WHAT TO PRODUCE – Without including the pictures, copy out every line below.

DATA –
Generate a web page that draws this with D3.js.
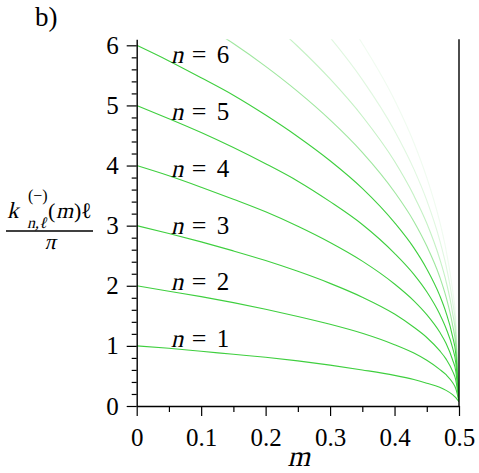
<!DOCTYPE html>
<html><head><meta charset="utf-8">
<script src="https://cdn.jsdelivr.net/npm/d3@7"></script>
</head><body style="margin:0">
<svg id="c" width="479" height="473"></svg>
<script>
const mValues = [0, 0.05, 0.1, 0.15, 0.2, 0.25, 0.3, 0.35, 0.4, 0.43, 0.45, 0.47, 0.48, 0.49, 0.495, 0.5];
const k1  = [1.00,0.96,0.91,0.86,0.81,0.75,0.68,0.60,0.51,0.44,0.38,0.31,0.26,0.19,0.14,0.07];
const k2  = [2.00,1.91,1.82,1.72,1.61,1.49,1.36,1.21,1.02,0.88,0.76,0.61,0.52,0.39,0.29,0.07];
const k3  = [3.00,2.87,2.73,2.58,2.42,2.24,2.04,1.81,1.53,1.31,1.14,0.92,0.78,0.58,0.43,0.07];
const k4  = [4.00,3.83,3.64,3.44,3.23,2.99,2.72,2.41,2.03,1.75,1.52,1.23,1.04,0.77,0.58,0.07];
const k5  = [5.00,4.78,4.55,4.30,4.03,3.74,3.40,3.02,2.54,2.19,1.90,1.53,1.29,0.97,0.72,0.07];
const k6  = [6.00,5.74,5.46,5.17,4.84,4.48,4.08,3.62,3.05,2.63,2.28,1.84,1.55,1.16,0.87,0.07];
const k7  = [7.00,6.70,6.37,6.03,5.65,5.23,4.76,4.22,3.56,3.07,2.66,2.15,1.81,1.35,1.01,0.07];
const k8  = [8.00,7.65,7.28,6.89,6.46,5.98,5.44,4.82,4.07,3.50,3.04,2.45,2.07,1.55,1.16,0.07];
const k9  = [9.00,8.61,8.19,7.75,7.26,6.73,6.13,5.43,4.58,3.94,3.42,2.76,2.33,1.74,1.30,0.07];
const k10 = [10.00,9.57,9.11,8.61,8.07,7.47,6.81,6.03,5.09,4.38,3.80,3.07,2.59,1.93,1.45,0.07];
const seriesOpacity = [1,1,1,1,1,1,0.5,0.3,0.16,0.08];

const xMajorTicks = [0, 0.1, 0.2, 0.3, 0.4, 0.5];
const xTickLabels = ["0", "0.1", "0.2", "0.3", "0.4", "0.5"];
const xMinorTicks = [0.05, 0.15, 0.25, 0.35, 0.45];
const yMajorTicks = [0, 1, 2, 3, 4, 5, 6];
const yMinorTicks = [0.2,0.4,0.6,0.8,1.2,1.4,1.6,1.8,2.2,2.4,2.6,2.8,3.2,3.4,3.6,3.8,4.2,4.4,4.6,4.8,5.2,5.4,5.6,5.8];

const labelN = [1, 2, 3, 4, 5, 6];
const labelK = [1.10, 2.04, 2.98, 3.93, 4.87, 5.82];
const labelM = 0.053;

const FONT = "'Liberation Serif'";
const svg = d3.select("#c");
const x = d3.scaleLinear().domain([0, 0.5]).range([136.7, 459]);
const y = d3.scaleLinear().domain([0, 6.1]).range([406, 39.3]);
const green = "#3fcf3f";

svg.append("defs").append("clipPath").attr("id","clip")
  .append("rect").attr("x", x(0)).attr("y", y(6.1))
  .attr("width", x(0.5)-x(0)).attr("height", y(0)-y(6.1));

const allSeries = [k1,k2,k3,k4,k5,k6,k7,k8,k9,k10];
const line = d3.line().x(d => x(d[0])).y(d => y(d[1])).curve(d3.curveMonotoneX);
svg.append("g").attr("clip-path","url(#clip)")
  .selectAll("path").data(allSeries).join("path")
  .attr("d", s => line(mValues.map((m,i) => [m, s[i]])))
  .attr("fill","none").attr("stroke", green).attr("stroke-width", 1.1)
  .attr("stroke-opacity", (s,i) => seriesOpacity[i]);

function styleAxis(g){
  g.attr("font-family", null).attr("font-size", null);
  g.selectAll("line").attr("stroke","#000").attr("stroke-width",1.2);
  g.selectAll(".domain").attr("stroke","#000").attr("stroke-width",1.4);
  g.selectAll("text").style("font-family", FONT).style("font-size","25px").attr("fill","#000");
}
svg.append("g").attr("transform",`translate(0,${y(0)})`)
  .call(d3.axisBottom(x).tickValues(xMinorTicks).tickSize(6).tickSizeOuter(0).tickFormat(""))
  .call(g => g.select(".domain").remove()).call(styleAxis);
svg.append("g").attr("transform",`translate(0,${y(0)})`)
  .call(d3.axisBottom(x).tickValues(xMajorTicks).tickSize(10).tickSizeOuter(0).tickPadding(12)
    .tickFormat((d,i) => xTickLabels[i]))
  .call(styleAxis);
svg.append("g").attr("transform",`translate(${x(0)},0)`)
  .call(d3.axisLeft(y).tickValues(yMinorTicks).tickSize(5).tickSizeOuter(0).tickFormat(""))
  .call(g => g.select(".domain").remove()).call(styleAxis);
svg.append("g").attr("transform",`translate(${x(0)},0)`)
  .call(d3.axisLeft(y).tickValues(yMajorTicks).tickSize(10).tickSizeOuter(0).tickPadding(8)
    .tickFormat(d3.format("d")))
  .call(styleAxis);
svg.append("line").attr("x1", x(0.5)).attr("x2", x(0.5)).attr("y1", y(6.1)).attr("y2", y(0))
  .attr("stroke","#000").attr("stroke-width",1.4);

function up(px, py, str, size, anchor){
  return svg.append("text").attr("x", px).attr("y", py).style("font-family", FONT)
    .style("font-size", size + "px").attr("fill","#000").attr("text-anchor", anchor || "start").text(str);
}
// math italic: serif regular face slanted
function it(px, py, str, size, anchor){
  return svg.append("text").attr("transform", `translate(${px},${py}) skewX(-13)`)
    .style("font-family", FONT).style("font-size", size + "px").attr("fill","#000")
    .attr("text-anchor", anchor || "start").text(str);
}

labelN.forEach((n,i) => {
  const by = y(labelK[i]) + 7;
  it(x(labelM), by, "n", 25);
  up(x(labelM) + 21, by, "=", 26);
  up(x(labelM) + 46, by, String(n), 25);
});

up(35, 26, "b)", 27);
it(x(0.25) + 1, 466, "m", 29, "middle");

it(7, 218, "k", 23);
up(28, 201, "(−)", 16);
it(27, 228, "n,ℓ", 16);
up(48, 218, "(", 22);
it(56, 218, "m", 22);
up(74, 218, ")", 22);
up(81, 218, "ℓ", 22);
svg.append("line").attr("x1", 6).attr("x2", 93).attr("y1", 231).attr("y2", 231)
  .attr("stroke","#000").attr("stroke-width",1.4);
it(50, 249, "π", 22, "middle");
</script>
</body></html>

REPLY TO THE EXERCISE –
Generate a web page that draws this with D3.js.
<!DOCTYPE html>
<html><head><meta charset="utf-8">
<script src="https://cdn.jsdelivr.net/npm/d3@7"></script>
</head><body style="margin:0">
<svg id="c" width="479" height="473"></svg>
<script>
const mValues = [0, 0.05, 0.1, 0.15, 0.2, 0.25, 0.3, 0.35, 0.4, 0.43, 0.45, 0.47, 0.48, 0.49, 0.495, 0.5];
const k1  = [1.00,0.96,0.91,0.86,0.81,0.75,0.68,0.60,0.51,0.44,0.38,0.31,0.26,0.19,0.14,0.07];
const k2  = [2.00,1.91,1.82,1.72,1.61,1.49,1.36,1.21,1.02,0.88,0.76,0.61,0.52,0.39,0.29,0.07];
const k3  = [3.00,2.87,2.73,2.58,2.42,2.24,2.04,1.81,1.53,1.31,1.14,0.92,0.78,0.58,0.43,0.07];
const k4  = [4.00,3.83,3.64,3.44,3.23,2.99,2.72,2.41,2.03,1.75,1.52,1.23,1.04,0.77,0.58,0.07];
const k5  = [5.00,4.78,4.55,4.30,4.03,3.74,3.40,3.02,2.54,2.19,1.90,1.53,1.29,0.97,0.72,0.07];
const k6  = [6.00,5.74,5.46,5.17,4.84,4.48,4.08,3.62,3.05,2.63,2.28,1.84,1.55,1.16,0.87,0.07];
const k7  = [7.00,6.70,6.37,6.03,5.65,5.23,4.76,4.22,3.56,3.07,2.66,2.15,1.81,1.35,1.01,0.07];
const k8  = [8.00,7.65,7.28,6.89,6.46,5.98,5.44,4.82,4.07,3.50,3.04,2.45,2.07,1.55,1.16,0.07];
const k9  = [9.00,8.61,8.19,7.75,7.26,6.73,6.13,5.43,4.58,3.94,3.42,2.76,2.33,1.74,1.30,0.07];
const k10 = [10.00,9.57,9.11,8.61,8.07,7.47,6.81,6.03,5.09,4.38,3.80,3.07,2.59,1.93,1.45,0.07];
const seriesOpacity = [1,1,1,1,1,1,0.5,0.3,0.16,0.08];

const xMajorTicks = [0, 0.1, 0.2, 0.3, 0.4, 0.5];
const xTickLabels = ["0", "0.1", "0.2", "0.3", "0.4", "0.5"];
const xMinorTicks = [0.05, 0.15, 0.25, 0.35, 0.45];
const yMajorTicks = [0, 1, 2, 3, 4, 5, 6];
const yMinorTicks = [0.2,0.4,0.6,0.8,1.2,1.4,1.6,1.8,2.2,2.4,2.6,2.8,3.2,3.4,3.6,3.8,4.2,4.4,4.6,4.8,5.2,5.4,5.6,5.8];

const labelN = [1, 2, 3, 4, 5, 6];
const labelK = [1.10, 2.04, 2.98, 3.93, 4.87, 5.82];
const labelM = 0.053;

const FONT = "'Liberation Serif'";
const svg = d3.select("#c");
const x = d3.scaleLinear().domain([0, 0.5]).range([136.7, 459]);
const y = d3.scaleLinear().domain([0, 6.1]).range([406, 39.3]);
const green = "#3fcf3f";

svg.append("defs").append("clipPath").attr("id","clip")
  .append("rect").attr("x", x(0)).attr("y", y(6.1))
  .attr("width", x(0.5)-x(0)).attr("height", y(0)-y(6.1));

const allSeries = [k1,k2,k3,k4,k5,k6,k7,k8,k9,k10];
const line = d3.line().x(d => x(d[0])).y(d => y(d[1])).curve(d3.curveMonotoneX);
svg.append("g").attr("clip-path","url(#clip)")
  .selectAll("path").data(allSeries).join("path")
  .attr("d", s => line(mValues.map((m,i) => [m, s[i]])))
  .attr("fill","none").attr("stroke", green).attr("stroke-width", 1.1)
  .attr("stroke-opacity", (s,i) => seriesOpacity[i]);

function styleAxis(g){
  g.attr("font-family", null).attr("font-size", null);
  g.selectAll("line").attr("stroke","#000").attr("stroke-width",1.2);
  g.selectAll(".domain").attr("stroke","#000").attr("stroke-width",1.4);
  g.selectAll("text").style("font-family", FONT).style("font-size","25px").attr("fill","#000");
}
svg.append("g").attr("transform",`translate(0,${y(0)})`)
  .call(d3.axisBottom(x).tickValues(xMinorTicks).tickSize(6).tickSizeOuter(0).tickFormat(""))
  .call(g => g.select(".domain").remove()).call(styleAxis);
svg.append("g").attr("transform",`translate(0,${y(0)})`)
  .call(d3.axisBottom(x).tickValues(xMajorTicks).tickSize(10).tickSizeOuter(0).tickPadding(12)
    .tickFormat((d,i) => xTickLabels[i]))
  .call(styleAxis);
svg.append("g").attr("transform",`translate(${x(0)},0)`)
  .call(d3.axisLeft(y).tickValues(yMinorTicks).tickSize(5).tickSizeOuter(0).tickFormat(""))
  .call(g => g.select(".domain").remove()).call(styleAxis);
svg.append("g").attr("transform",`translate(${x(0)},0)`)
  .call(d3.axisLeft(y).tickValues(yMajorTicks).tickSize(10).tickSizeOuter(0).tickPadding(8)
    .tickFormat(d3.format("d")))
  .call(styleAxis);
svg.append("line").attr("x1", x(0.5)).attr("x2", x(0.5)).attr("y1", y(6.1)).attr("y2", y(0))
  .attr("stroke","#000").attr("stroke-width",1.4);

function up(px, py, str, size, anchor){
  return svg.append("text").attr("x", px).attr("y", py).style("font-family", FONT)
    .style("font-size", size + "px").attr("fill","#000").attr("text-anchor", anchor || "start").text(str);
}
// math italic: serif regular face slanted
function it(px, py, str, size, anchor){
  return svg.append("text").attr("transform", `translate(${px},${py}) skewX(-13)`)
    .style("font-family", FONT).style("font-size", size + "px").attr("fill","#000")
    .attr("text-anchor", anchor || "start").text(str);
}

labelN.forEach((n,i) => {
  const by = y(labelK[i]) + 7;
  it(x(labelM), by, "n", 25);
  up(x(labelM) + 21, by, "=", 26);
  up(x(labelM) + 46, by, String(n), 25);
});

up(35, 26, "b)", 27);
it(x(0.25) + 1, 466, "m", 29, "middle");

it(7, 218, "k", 23);
up(28, 201, "(−)", 16);
it(27, 228, "n,ℓ", 16);
up(48, 218, "(", 22);
it(56, 218, "m", 22);
up(74, 218, ")", 22);
up(81, 218, "ℓ", 22);
svg.append("line").attr("x1", 6).attr("x2", 93).attr("y1", 231).attr("y2", 231)
  .attr("stroke","#000").attr("stroke-width",1.4);
it(50, 249, "π", 22, "middle");
</script>
</body></html>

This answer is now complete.